• **Problem**: In this exercise, return the whole listing exactly, excluding any images.
#### Provided material ####
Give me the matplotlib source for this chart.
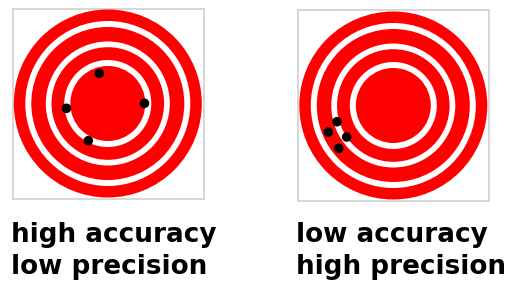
import matplotlib.pyplot as plt
from matplotlib.patches import Circle, Rectangle

# target layout, pixel units (y grows downwards)
centers = [(107.8, 103.5), (393.3, 105.5)]
boxes = [(12.5, 8.5, 191.5, 190.5), (297.5, 10.0, 191.0, 190.5)]
ring_radii = [94, 82.5, 76.5, 62, 56.3, 43.5, 37.5]
ring_colors = ['#ff0000', 'white', '#ff0000', 'white', '#ff0000', 'white', '#ff0000']

# shots
left_x = [99.3, 144.5, 66.5, 88.3]
left_y = [73.3, 103.3, 108.3, 140.7]
right_x = [337.0, 328.3, 346.7, 338.7]
right_y = [121.7, 132.0, 137.0, 148.3]

labels = ['high accuracy\nlow precision', 'low accuracy\nhigh precision']
label_x = [11, 296]

fig = plt.figure(figsize=(5.05, 2.85), dpi=100)
ax = fig.add_axes([0, 0, 1, 1])
ax.set_xlim(0, 505)
ax.set_ylim(285, 0)
ax.axis('off')

for (cx, cy), (bx, by, bw, bh) in zip(centers, boxes):
    ax.add_patch(Rectangle((bx, by), bw, bh, fill=False, ec='#cfcfcf', lw=1.2))
    for r, c in zip(ring_radii, ring_colors):
        ax.add_patch(Circle((cx, cy), r, color=c, lw=0))

for xs, ys in [(left_x, left_y), (right_x, right_y)]:
    for x, y in zip(xs, ys):
        ax.add_patch(Circle((x, y), 4.8, color='black', lw=0))

for x, lab in zip(label_x, labels):
    ax.text(x, 222.5, lab, fontsize=18.9, fontweight='bold', family='DejaVu Sans',
            va='top', ha='left', linespacing=1.28, color='black')

fig.savefig('out.png', dpi=100)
####
• **Reply to the task**:
Give me the matplotlib source for this chart.
import matplotlib.pyplot as plt
from matplotlib.patches import Circle, Rectangle

# target layout, pixel units (y grows downwards)
centers = [(107.8, 103.5), (393.3, 105.5)]
boxes = [(12.5, 8.5, 191.5, 190.5), (297.5, 10.0, 191.0, 190.5)]
ring_radii = [94, 82.5, 76.5, 62, 56.3, 43.5, 37.5]
ring_colors = ['#ff0000', 'white', '#ff0000', 'white', '#ff0000', 'white', '#ff0000']

# shots
left_x = [99.3, 144.5, 66.5, 88.3]
left_y = [73.3, 103.3, 108.3, 140.7]
right_x = [337.0, 328.3, 346.7, 338.7]
right_y = [121.7, 132.0, 137.0, 148.3]

labels = ['high accuracy\nlow precision', 'low accuracy\nhigh precision']
label_x = [11, 296]

fig = plt.figure(figsize=(5.05, 2.85), dpi=100)
ax = fig.add_axes([0, 0, 1, 1])
ax.set_xlim(0, 505)
ax.set_ylim(285, 0)
ax.axis('off')

for (cx, cy), (bx, by, bw, bh) in zip(centers, boxes):
    ax.add_patch(Rectangle((bx, by), bw, bh, fill=False, ec='#cfcfcf', lw=1.2))
    for r, c in zip(ring_radii, ring_colors):
        ax.add_patch(Circle((cx, cy), r, color=c, lw=0))

for xs, ys in [(left_x, left_y), (right_x, right_y)]:
    for x, y in zip(xs, ys):
        ax.add_patch(Circle((x, y), 4.8, color='black', lw=0))

for x, lab in zip(label_x, labels):
    ax.text(x, 222.5, lab, fontsize=18.9, fontweight='bold', family='DejaVu Sans',
            va='top', ha='left', linespacing=1.28, color='black')

fig.savefig('out.png', dpi=100)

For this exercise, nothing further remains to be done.